Word for word, copy all the data and drop the pictures.

***** Extracted entries *****

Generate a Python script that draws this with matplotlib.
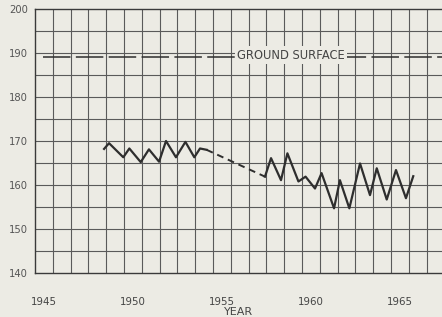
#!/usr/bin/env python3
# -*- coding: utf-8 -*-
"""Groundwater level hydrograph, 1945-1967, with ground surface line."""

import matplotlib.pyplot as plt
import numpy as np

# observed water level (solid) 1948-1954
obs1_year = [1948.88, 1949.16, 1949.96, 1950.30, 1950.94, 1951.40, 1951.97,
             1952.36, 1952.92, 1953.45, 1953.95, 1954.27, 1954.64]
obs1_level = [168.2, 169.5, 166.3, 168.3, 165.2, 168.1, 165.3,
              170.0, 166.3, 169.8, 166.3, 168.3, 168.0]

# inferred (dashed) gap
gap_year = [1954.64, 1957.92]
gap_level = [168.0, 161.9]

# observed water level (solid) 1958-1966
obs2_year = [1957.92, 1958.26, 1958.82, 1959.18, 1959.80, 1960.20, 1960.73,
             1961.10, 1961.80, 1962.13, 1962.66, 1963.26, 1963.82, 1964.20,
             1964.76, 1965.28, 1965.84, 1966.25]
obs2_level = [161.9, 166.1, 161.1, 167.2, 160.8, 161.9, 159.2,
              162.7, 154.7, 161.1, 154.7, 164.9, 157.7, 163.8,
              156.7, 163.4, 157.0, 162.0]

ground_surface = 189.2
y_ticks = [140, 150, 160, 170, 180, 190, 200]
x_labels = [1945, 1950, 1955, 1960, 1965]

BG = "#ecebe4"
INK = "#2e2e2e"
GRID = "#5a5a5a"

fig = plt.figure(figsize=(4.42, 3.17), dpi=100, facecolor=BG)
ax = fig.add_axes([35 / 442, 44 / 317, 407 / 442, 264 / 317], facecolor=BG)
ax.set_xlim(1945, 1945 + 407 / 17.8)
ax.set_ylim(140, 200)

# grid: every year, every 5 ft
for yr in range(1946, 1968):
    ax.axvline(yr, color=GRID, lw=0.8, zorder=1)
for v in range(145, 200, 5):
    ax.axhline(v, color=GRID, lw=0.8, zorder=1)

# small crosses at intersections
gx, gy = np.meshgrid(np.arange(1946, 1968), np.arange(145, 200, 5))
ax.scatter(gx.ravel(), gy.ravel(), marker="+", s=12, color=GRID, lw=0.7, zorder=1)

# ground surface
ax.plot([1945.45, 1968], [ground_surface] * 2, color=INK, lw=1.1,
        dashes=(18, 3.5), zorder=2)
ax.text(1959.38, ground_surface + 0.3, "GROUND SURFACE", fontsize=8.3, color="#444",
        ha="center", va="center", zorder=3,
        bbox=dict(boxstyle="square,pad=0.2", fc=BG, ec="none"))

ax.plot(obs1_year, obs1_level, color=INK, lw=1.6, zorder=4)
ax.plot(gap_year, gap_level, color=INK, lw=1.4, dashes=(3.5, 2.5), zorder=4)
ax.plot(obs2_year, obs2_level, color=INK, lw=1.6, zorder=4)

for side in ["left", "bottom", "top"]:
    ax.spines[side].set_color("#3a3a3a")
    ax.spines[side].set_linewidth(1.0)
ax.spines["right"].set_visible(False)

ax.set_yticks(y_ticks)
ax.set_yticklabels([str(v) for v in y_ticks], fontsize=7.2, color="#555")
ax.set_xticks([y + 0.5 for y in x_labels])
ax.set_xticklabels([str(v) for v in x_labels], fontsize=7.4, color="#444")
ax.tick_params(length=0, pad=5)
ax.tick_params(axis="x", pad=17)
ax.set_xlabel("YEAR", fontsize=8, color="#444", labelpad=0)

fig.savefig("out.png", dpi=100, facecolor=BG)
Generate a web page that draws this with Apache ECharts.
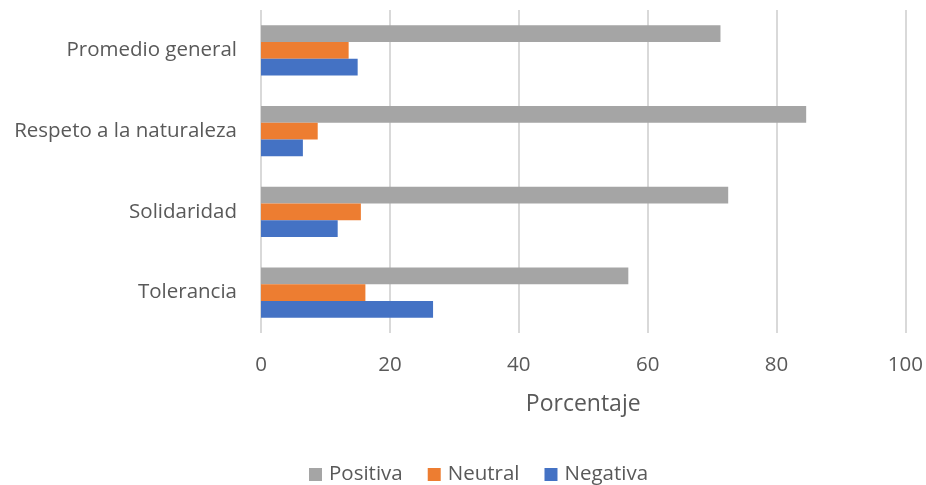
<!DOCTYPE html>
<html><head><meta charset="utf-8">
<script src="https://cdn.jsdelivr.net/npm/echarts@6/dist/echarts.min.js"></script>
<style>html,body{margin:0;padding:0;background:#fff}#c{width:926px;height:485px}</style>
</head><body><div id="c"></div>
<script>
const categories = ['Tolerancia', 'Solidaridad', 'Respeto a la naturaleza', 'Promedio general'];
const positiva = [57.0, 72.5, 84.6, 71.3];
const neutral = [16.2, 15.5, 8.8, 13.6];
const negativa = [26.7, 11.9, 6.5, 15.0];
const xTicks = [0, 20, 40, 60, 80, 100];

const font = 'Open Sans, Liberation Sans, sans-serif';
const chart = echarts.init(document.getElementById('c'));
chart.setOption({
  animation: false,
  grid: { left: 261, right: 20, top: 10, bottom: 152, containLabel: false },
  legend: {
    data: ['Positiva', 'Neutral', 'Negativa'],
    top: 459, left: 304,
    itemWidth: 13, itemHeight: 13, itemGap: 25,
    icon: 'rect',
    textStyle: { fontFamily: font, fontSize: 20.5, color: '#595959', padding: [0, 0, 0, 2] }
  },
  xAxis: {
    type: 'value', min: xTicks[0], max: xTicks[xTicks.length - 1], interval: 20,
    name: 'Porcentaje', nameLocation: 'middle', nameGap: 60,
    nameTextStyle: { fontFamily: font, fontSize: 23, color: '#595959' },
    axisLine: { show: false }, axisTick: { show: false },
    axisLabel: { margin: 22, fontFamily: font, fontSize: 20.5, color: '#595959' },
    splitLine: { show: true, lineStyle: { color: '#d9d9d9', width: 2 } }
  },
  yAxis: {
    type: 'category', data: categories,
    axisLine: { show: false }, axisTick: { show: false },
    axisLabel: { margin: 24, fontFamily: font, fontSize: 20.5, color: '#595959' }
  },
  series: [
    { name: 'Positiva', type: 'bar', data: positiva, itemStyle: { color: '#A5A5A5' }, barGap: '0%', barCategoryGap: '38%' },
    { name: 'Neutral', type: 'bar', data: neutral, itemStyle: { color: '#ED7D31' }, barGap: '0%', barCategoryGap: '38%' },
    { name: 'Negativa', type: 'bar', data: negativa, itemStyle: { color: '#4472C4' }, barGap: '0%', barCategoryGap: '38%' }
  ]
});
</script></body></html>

*****

> **Exercise response**:
Generate a Python script that draws this with matplotlib.
#!/usr/bin/env python3
# -*- coding: utf-8 -*-
"""Groundwater level hydrograph, 1945-1967, with ground surface line."""

import matplotlib.pyplot as plt
import numpy as np

# observed water level (solid) 1948-1954
obs1_year = [1948.88, 1949.16, 1949.96, 1950.30, 1950.94, 1951.40, 1951.97,
             1952.36, 1952.92, 1953.45, 1953.95, 1954.27, 1954.64]
obs1_level = [168.2, 169.5, 166.3, 168.3, 165.2, 168.1, 165.3,
              170.0, 166.3, 169.8, 166.3, 168.3, 168.0]

# inferred (dashed) gap
gap_year = [1954.64, 1957.92]
gap_level = [168.0, 161.9]

# observed water level (solid) 1958-1966
obs2_year = [1957.92, 1958.26, 1958.82, 1959.18, 1959.80, 1960.20, 1960.73,
             1961.10, 1961.80, 1962.13, 1962.66, 1963.26, 1963.82, 1964.20,
             1964.76, 1965.28, 1965.84, 1966.25]
obs2_level = [161.9, 166.1, 161.1, 167.2, 160.8, 161.9, 159.2,
              162.7, 154.7, 161.1, 154.7, 164.9, 157.7, 163.8,
              156.7, 163.4, 157.0, 162.0]

ground_surface = 189.2
y_ticks = [140, 150, 160, 170, 180, 190, 200]
x_labels = [1945, 1950, 1955, 1960, 1965]

BG = "#ecebe4"
INK = "#2e2e2e"
GRID = "#5a5a5a"

fig = plt.figure(figsize=(4.42, 3.17), dpi=100, facecolor=BG)
ax = fig.add_axes([35 / 442, 44 / 317, 407 / 442, 264 / 317], facecolor=BG)
ax.set_xlim(1945, 1945 + 407 / 17.8)
ax.set_ylim(140, 200)

# grid: every year, every 5 ft
for yr in range(1946, 1968):
    ax.axvline(yr, color=GRID, lw=0.8, zorder=1)
for v in range(145, 200, 5):
    ax.axhline(v, color=GRID, lw=0.8, zorder=1)

# small crosses at intersections
gx, gy = np.meshgrid(np.arange(1946, 1968), np.arange(145, 200, 5))
ax.scatter(gx.ravel(), gy.ravel(), marker="+", s=12, color=GRID, lw=0.7, zorder=1)

# ground surface
ax.plot([1945.45, 1968], [ground_surface] * 2, color=INK, lw=1.1,
        dashes=(18, 3.5), zorder=2)
ax.text(1959.38, ground_surface + 0.3, "GROUND SURFACE", fontsize=8.3, color="#444",
        ha="center", va="center", zorder=3,
        bbox=dict(boxstyle="square,pad=0.2", fc=BG, ec="none"))

ax.plot(obs1_year, obs1_level, color=INK, lw=1.6, zorder=4)
ax.plot(gap_year, gap_level, color=INK, lw=1.4, dashes=(3.5, 2.5), zorder=4)
ax.plot(obs2_year, obs2_level, color=INK, lw=1.6, zorder=4)

for side in ["left", "bottom", "top"]:
    ax.spines[side].set_color("#3a3a3a")
    ax.spines[side].set_linewidth(1.0)
ax.spines["right"].set_visible(False)

ax.set_yticks(y_ticks)
ax.set_yticklabels([str(v) for v in y_ticks], fontsize=7.2, color="#555")
ax.set_xticks([y + 0.5 for y in x_labels])
ax.set_xticklabels([str(v) for v in x_labels], fontsize=7.4, color="#444")
ax.tick_params(length=0, pad=5)
ax.tick_params(axis="x", pad=17)
ax.set_xlabel("YEAR", fontsize=8, color="#444", labelpad=0)

fig.savefig("out.png", dpi=100, facecolor=BG)
Generate a web page that draws this with Apache ECharts.
<!DOCTYPE html>
<html><head><meta charset="utf-8">
<script src="https://cdn.jsdelivr.net/npm/echarts@6/dist/echarts.min.js"></script>
<style>html,body{margin:0;padding:0;background:#fff}#c{width:926px;height:485px}</style>
</head><body><div id="c"></div>
<script>
const categories = ['Tolerancia', 'Solidaridad', 'Respeto a la naturaleza', 'Promedio general'];
const positiva = [57.0, 72.5, 84.6, 71.3];
const neutral = [16.2, 15.5, 8.8, 13.6];
const negativa = [26.7, 11.9, 6.5, 15.0];
const xTicks = [0, 20, 40, 60, 80, 100];

const font = 'Open Sans, Liberation Sans, sans-serif';
const chart = echarts.init(document.getElementById('c'));
chart.setOption({
  animation: false,
  grid: { left: 261, right: 20, top: 10, bottom: 152, containLabel: false },
  legend: {
    data: ['Positiva', 'Neutral', 'Negativa'],
    top: 459, left: 304,
    itemWidth: 13, itemHeight: 13, itemGap: 25,
    icon: 'rect',
    textStyle: { fontFamily: font, fontSize: 20.5, color: '#595959', padding: [0, 0, 0, 2] }
  },
  xAxis: {
    type: 'value', min: xTicks[0], max: xTicks[xTicks.length - 1], interval: 20,
    name: 'Porcentaje', nameLocation: 'middle', nameGap: 60,
    nameTextStyle: { fontFamily: font, fontSize: 23, color: '#595959' },
    axisLine: { show: false }, axisTick: { show: false },
    axisLabel: { margin: 22, fontFamily: font, fontSize: 20.5, color: '#595959' },
    splitLine: { show: true, lineStyle: { color: '#d9d9d9', width: 2 } }
  },
  yAxis: {
    type: 'category', data: categories,
    axisLine: { show: false }, axisTick: { show: false },
    axisLabel: { margin: 24, fontFamily: font, fontSize: 20.5, color: '#595959' }
  },
  series: [
    { name: 'Positiva', type: 'bar', data: positiva, itemStyle: { color: '#A5A5A5' }, barGap: '0%', barCategoryGap: '38%' },
    { name: 'Neutral', type: 'bar', data: neutral, itemStyle: { color: '#ED7D31' }, barGap: '0%', barCategoryGap: '38%' },
    { name: 'Negativa', type: 'bar', data: negativa, itemStyle: { color: '#4472C4' }, barGap: '0%', barCategoryGap: '38%' }
  ]
});
</script></body></html>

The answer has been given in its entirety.